John McDonnell stepped over that line on Wednesday when he said Progress, the group of Labour activists I chair, pursues a ‘right-wing conservative agenda’ and are somehow ‘hard right’. First I gave him the benefit of the doubt - we all misspeak when we are tired- but he went on to repeat this disappointing slur as he toured the media studios in an attempt to defend the messy and divisive reshuffle he has been helping to organise. He clearly meant it and, as Shadow Chancellor, he should know better.
So what is in this conservative philosophy that I it to be a term of abuse? Conservatives value the status quo and have a poverty of ambition for those with less in society that I reject utterly.
For some in politics, the answer to a rapidly changing and turbulent world is to lament the passing of years gone by, and to try to apply a break to progress. They are conservative because they want the conservation of the past as a political end in itself. Tories are not progressive. They are conservative.
Whether it’s George Osborne’s defence of damaging culture in banking, or the cuts to tax credits that will hammer lone parents, this is conservatism in action. Standing up for the old order: the few rather than the many.
And the reason why I could never be a conservative is that much about our past in fact was really, really bad for people: oppression of working classes, women, how those with disabilities were treated, racism, xenophobia and discrimination towards the LGBT community.
So when it comes to the conservative establishment, Labour is, naturally, the rebel party, and I’m proud of that.
Labour - and Progress for that matter - are the radicals of British politics. We have a big vision for our country and are ambitious for all our citizens. Some may say we are on the back foot politically, and for sure, we must accept the result of the Labour leadership election in September. But when it comes to politics, I never give up.

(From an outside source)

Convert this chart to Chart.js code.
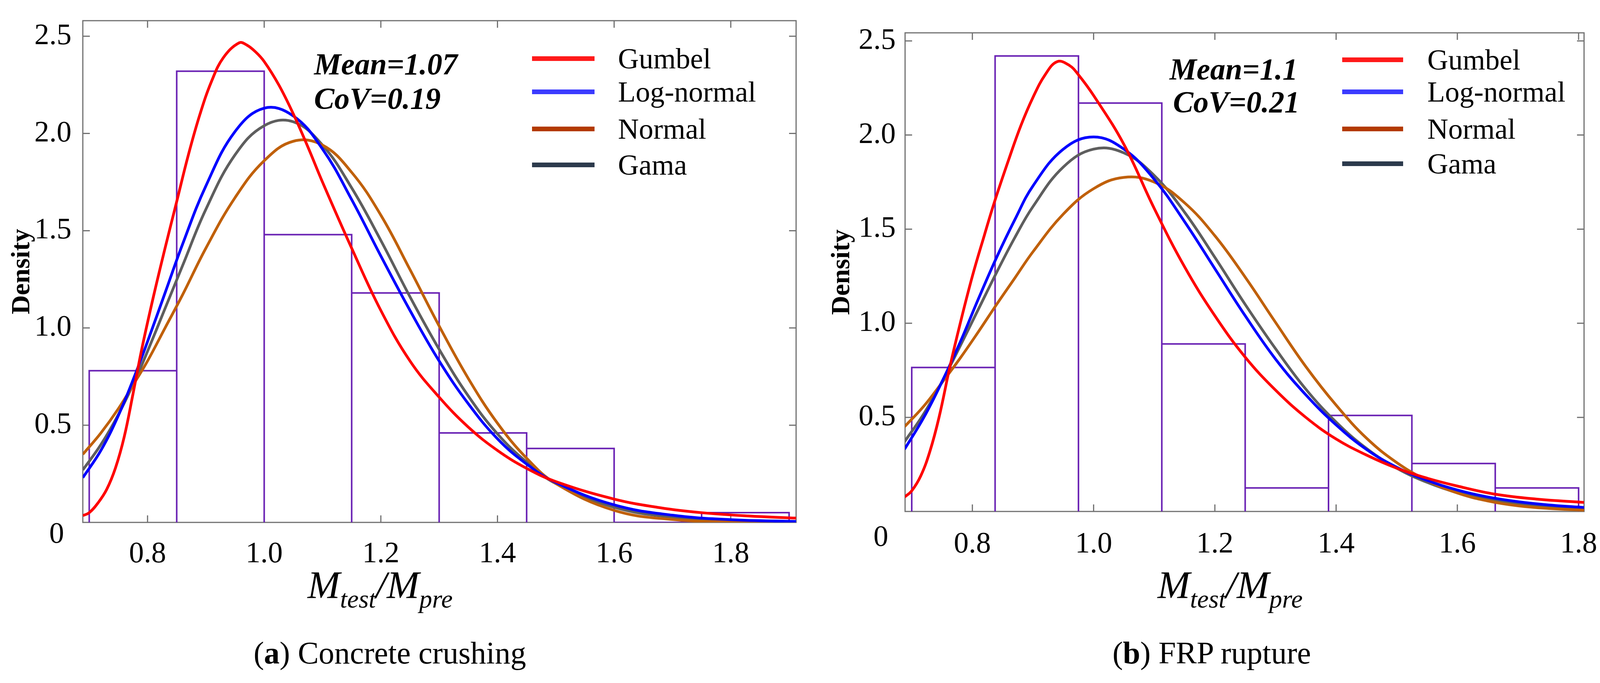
<!DOCTYPE html>
<html>
<head>
<meta charset="utf-8">
<script src="https://cdn.jsdelivr.net/npm/chart.js@4.4.1/dist/chart.umd.min.js"></script>
<style>
  body { margin: 0; background: #fff; width: 4120px; height: 1748px; position: relative; overflow: hidden; color: #000; }
  .serif { font-family: 'Liberation Serif', 'Times New Roman', serif; }
  .panel { position: absolute; top: 0; width: 2060px; height: 1600px; }
  .stat { position: absolute; font-size: 78px; line-height: 1; font-weight: bold; font-style: italic; white-space: nowrap; }
  .leg { position: absolute; height: 0; }
  .leg .sw { position: absolute; top: -6px; height: 12px; }
  .leg .tx { position: absolute; top: -37px; font-size: 74px; line-height: 1; white-space: nowrap; }
  .xtitle { position: absolute; top: 1447px; transform: translateX(-50%); font-size: 100px; line-height: 1; font-style: italic; white-space: nowrap; }
  .xtitle sub { font-size: 66px; vertical-align: -25px; line-height: 0; }
  .caption { position: absolute; top: 1631px; transform: translateX(-50%); font-size: 80px; line-height: 1; white-space: nowrap; }
</style>
</head>
<body>
<div class="panel" style="left:0"><canvas id="chartA"></canvas></div>
<div class="panel" style="left:2060px"><canvas id="chartB"></canvas></div>

<div class="stat serif" style="left:804px;top:125px">Mean=1.07</div>
<div class="stat serif" style="left:804px;top:213px">CoV=0.19</div>
<div class="stat serif" style="left:2994px;top:138px">Mean=1.1</div>
<div class="stat serif" style="left:3003px;top:222px">CoV=0.21</div>

<div id="legA"></div>
<div id="legB"></div>

<div class="xtitle serif" style="left:973px">M<sub>test</sub>/M<sub>pre</sub></div>
<div class="xtitle serif" style="left:3149px">M<sub>test</sub>/M<sub>pre</sub></div>

<div class="caption serif" style="left:998px">(<b>a</b>) Concrete crushing</div>
<div class="caption serif" style="left:3102px">(<b>b</b>) FRP rupture</div>

<script>
// series names and colours
const seriesNames = ['Gumbel', 'Log-normal', 'Normal', 'Gama'];
const curveColors = ['#ff0000', '#0000ff', '#c0600a', '#5e5e5e'];
const legendColors = ['#ff1a1a', '#3b3bff', '#b33a00', '#2c3a4c'];
const histColor = '#6a22b4';

// (a) concrete crushing - histogram
const binEdgesA = [0.70, 0.85, 1.00, 1.15, 1.30, 1.45, 1.60, 1.75, 1.90];
const densityA = [0.78, 2.32, 1.48, 1.18, 0.46, 0.38, 0.0, 0.05];

// (a) fitted curves
const xA = [0.689, 0.72, 0.75, 0.78, 0.80, 0.83, 0.86, 0.90, 0.95, 1.00, 1.05, 1.10, 1.15, 1.20, 1.25, 1.30, 1.35, 1.40, 1.45, 1.50, 1.60, 1.70, 1.80, 1.912];
const logNormalA = [0.23, 0.37, 0.55, 0.77, 0.93, 1.18, 1.43, 1.73, 2.01, 2.13, 2.09, 1.92, 1.66, 1.37, 1.09, 0.83, 0.61, 0.43, 0.30, 0.205, 0.09, 0.037, 0.014, 0.005];
const normalA = [0.35, 0.46, 0.585, 0.73, 0.83, 1.00, 1.17, 1.41, 1.67, 1.86, 1.96, 1.94, 1.80, 1.58, 1.30, 1.01, 0.74, 0.51, 0.33, 0.20, 0.062, 0.015, 0.003, 0.0004];
const gamaA = [0.27, 0.40, 0.555, 0.74, 0.88, 1.10, 1.32, 1.61, 1.89, 2.04, 2.06, 1.94, 1.72, 1.45, 1.16, 0.89, 0.65, 0.455, 0.31, 0.20, 0.078, 0.027, 0.0085, 0.002];
const xGumbelA = [0.689, 0.70, 0.715, 0.73, 0.745, 0.76, 0.775, 0.79, 0.81, 0.83, 0.85, 0.87, 0.89, 0.91, 0.93, 0.957, 0.97, 0.985, 1.00, 1.025, 1.05, 1.075, 1.10, 1.15, 1.20, 1.25, 1.30, 1.35, 1.40, 1.45, 1.50, 1.60, 1.68, 1.75, 1.83, 1.912];
const gumbelA = [0.035, 0.05, 0.10, 0.17, 0.28, 0.44, 0.66, 0.89, 1.16, 1.41, 1.65, 1.89, 2.10, 2.27, 2.39, 2.466, 2.455, 2.42, 2.37, 2.25, 2.10, 1.93, 1.75, 1.41, 1.09, 0.83, 0.644, 0.49, 0.37, 0.278, 0.21, 0.12, 0.075, 0.05, 0.033, 0.022];

// (b) FRP rupture - histogram
const binEdgesB = [0.70, 0.8375, 0.975, 1.1125, 1.25, 1.3875, 1.525, 1.6625, 1.80];
const densityB = [0.765, 2.42, 2.17, 0.89, 0.125, 0.51, 0.255, 0.125];

// (b) fitted curves
const xB = [0.688, 0.72, 0.75, 0.78, 0.81, 0.84, 0.87, 0.90, 0.95, 1.00, 1.05, 1.10, 1.15, 1.20, 1.25, 1.30, 1.35, 1.40, 1.45, 1.50, 1.55, 1.60, 1.65, 1.70, 1.75, 1.809];
const logNormalB = [0.33, 0.50, 0.69, 0.90, 1.13, 1.35, 1.55, 1.73, 1.925, 1.99, 1.925, 1.765, 1.54, 1.29, 1.04, 0.81, 0.62, 0.46, 0.33, 0.235, 0.165, 0.114, 0.077, 0.052, 0.035, 0.021];
const normalB = [0.45, 0.56, 0.685, 0.815, 0.955, 1.10, 1.24, 1.38, 1.58, 1.715, 1.775, 1.75, 1.64, 1.465, 1.245, 1.005, 0.77, 0.565, 0.39, 0.26, 0.165, 0.098, 0.056, 0.030, 0.016, 0.007];
const gamaB = [0.37, 0.52, 0.69, 0.88, 1.075, 1.27, 1.455, 1.62, 1.83, 1.925, 1.905, 1.785, 1.59, 1.35, 1.10, 0.865, 0.65, 0.475, 0.335, 0.23, 0.155, 0.10, 0.065, 0.04, 0.025, 0.015];
const xGumbelB = [0.688, 0.70, 0.715, 0.73, 0.745, 0.763, 0.78, 0.80, 0.82, 0.836, 0.86, 0.88, 0.90, 0.92, 0.94, 0.96, 0.975, 1.00, 1.05, 1.10, 1.15, 1.20, 1.25, 1.30, 1.35, 1.40, 1.45, 1.50, 1.55, 1.60, 1.662, 1.73, 1.809];
const gumbelB = [0.076, 0.11, 0.19, 0.32, 0.50, 0.77, 1.00, 1.25, 1.47, 1.64, 1.87, 2.05, 2.20, 2.32, 2.39, 2.37, 2.32, 2.21, 1.95, 1.61, 1.30, 1.04, 0.82, 0.645, 0.50, 0.385, 0.30, 0.23, 0.177, 0.135, 0.092, 0.066, 0.048];

const serif = "'Liberation Serif', 'Times New Roman', serif";
Chart.defaults.font.family = serif;

function pts(xs, ys) {
  return xs.map((x, i) => ({ x: x, y: ys[i] }));
}

// outline of the histogram bars, each bar drawn as a closed step
function histOutline(edges, dens) {
  const out = [];
  for (let i = 0; i < dens.length; i++) {
    out.push({ x: edges[i], y: 0 }, { x: edges[i], y: dens[i] },
             { x: edges[i + 1], y: dens[i] }, { x: edges[i + 1], y: 0 });
  }
  return out;
}

// frame around the plot and inward tick marks on all four sides
const frameTicks = {
  id: 'frameTicks',
  beforeDatasetsDraw(chart) {
    const { ctx, chartArea: a, scales: { x, y } } = chart;
    const len = 18;
    ctx.save();
    ctx.strokeStyle = '#707070';
    ctx.lineWidth = 3;
    ctx.strokeRect(a.left, a.top, a.right - a.left, a.bottom - a.top);
    ctx.beginPath();
    x.ticks.forEach(t => {
      const px = x.getPixelForValue(t.value);
      ctx.moveTo(px, a.bottom); ctx.lineTo(px, a.bottom - len);
      ctx.moveTo(px, a.top); ctx.lineTo(px, a.top + len);
    });
    y.ticks.forEach(t => {
      if (t.value === 0) return;
      const py = y.getPixelForValue(t.value);
      ctx.moveTo(a.left, py); ctx.lineTo(a.left + len, py);
      ctx.moveTo(a.right, py); ctx.lineTo(a.right - len, py);
    });
    ctx.stroke();
    ctx.restore();
  }
};

function makeChart(id, d) {
  const curves = [
    { xs: d.xGum, ys: d.gum },
    { xs: d.x, ys: d.logn },
    { xs: d.x, ys: d.norm },
    { xs: d.x, ys: d.gam }
  ];
  const datasets = curves.map((c, i) => ({
    label: seriesNames[i],
    data: pts(c.xs, c.ys),
    showLine: true,
    borderColor: curveColors[i],
    borderWidth: 7,
    pointRadius: 0,
    fill: false,
    tension: 0.4
  }));
  datasets.push({
    label: 'Histogram',
    data: histOutline(d.edges, d.dens),
    showLine: true,
    borderColor: histColor,
    borderWidth: 4,
    pointRadius: 0,
    fill: false,
    tension: 0
  });

  return new Chart(document.getElementById(id), {
    type: 'scatter',
    data: { datasets: datasets },
    options: {
      responsive: true,
      maintainAspectRatio: false,
      devicePixelRatio: 1,
      animation: false,
      layout: { padding: d.padding },
      plugins: { legend: { display: false }, tooltip: { enabled: false } },
      scales: {
        x: {
          type: 'linear',
          min: d.xMin, max: d.xMax,
          grid: { display: false },
          border: { display: false },
          afterFit: s => { s.height = d.xFit; },
          ticks: {
            stepSize: 0.2, includeBounds: false, autoSkip: false, maxRotation: 0,
            padding: d.xPad, color: '#000',
            font: { family: serif, size: 76 },
            callback: v => v.toFixed(1)
          }
        },
        y: {
          min: 0, max: d.yMax,
          grid: { display: false },
          border: { display: false },
          afterFit: s => { s.width = d.yFit; },
          title: {
            display: true, text: 'Density', color: '#000',
            padding: { top: d.titlePad, bottom: 0 },
            font: { family: serif, size: 68, weight: 'bold' }
          },
          ticks: {
            stepSize: 0.5, includeBounds: false, autoSkip: false,
            padding: d.yPad, color: '#000',
            font: { family: serif, size: 76, lineHeight: d.zeroLH },
            callback: v => (v === 0 ? ['', '0 '] : v.toFixed(1))
          }
        }
      }
    },
    plugins: [frameTicks]
  });
}

makeChart('chartA', {
  x: xA, logn: logNormalA, norm: normalA, gam: gamaA, xGum: xGumbelA, gum: gumbelA,
  edges: binEdgesA, dens: densityA,
  xMin: 0.689, xMax: 1.912, yMax: 2.58,
  padding: { left: 0, top: 36, right: 22, bottom: 0 },
  xFit: 263, yFit: 212, xPad: 28, yPad: 21, zeroLH: 0.84, titlePad: 17
});

makeChart('chartB', {
  x: xB, logn: logNormalB, norm: normalB, gam: gamaB, xGum: xGumbelB, gum: gumbelB,
  edges: binEdgesB, dens: densityB,
  xMin: 0.689, xMax: 1.809, yMax: 2.543,
  padding: { left: 0, top: 48, right: 38, bottom: 0 },
  xFit: 291, yFit: 257, xPad: 31, yPad: 16, zeroLH: 1.79, titlePad: 56
});

// legends inside each plot
function buildLegend(id, swLeft, swWidth, txLeft, rows) {
  const box = document.getElementById(id);
  seriesNames.forEach((name, i) => {
    const row = document.createElement('div');
    row.className = 'leg';
    row.style.left = '0px';
    row.style.top = rows[i] + 'px';
    row.innerHTML = '<div class="sw" style="left:' + swLeft + 'px;width:' + swWidth + 'px;background:' + legendColors[i] + '"></div>' +
                    '<div class="tx serif" style="left:' + txLeft + 'px">' + name + '</div>';
    box.appendChild(row);
  });
}
buildLegend('legA', 1362, 160, 1582, [150, 235, 330, 422]);
buildLegend('legB', 3436, 156, 3654, [153, 235, 330, 419]);
</script>
</body>
</html>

This September at Labour conference, I listened to young members tell me about their experiences growing up under Labour. Change has happened. Not for them that sinking feeling that those in power just didn't really care. Rather, they told me how the EMA and the re-introduction of a maintenance grant for those who really needed it had made them feel that the Government was behind them, investing in them.
That’s the difference when a political movement has power. Giving the people we serve a voice, a proper chance, and a decent government that works every day to help, come what may. That is what it means to be a progressive: to demand and achieve change.
If there is a difference between various members of the Labour movement, as I’ve said before, I suspect it is between those of us who are desperate to change our country and see progress happen, and those who find the politics of protest a better virtue signal. They are wrong not to be serious about real power.
But allow me to end on a note of harmony.
No one can call me a conservative, because I am not one. It’s just not true. Those are not the values in my heart. Let’s put this to bed now. We have far too much to do – and to campaign for – to continue this silly round of insults. A Labour Government is urgently required; we have elections to win. People need us, and we cannot ever turn away.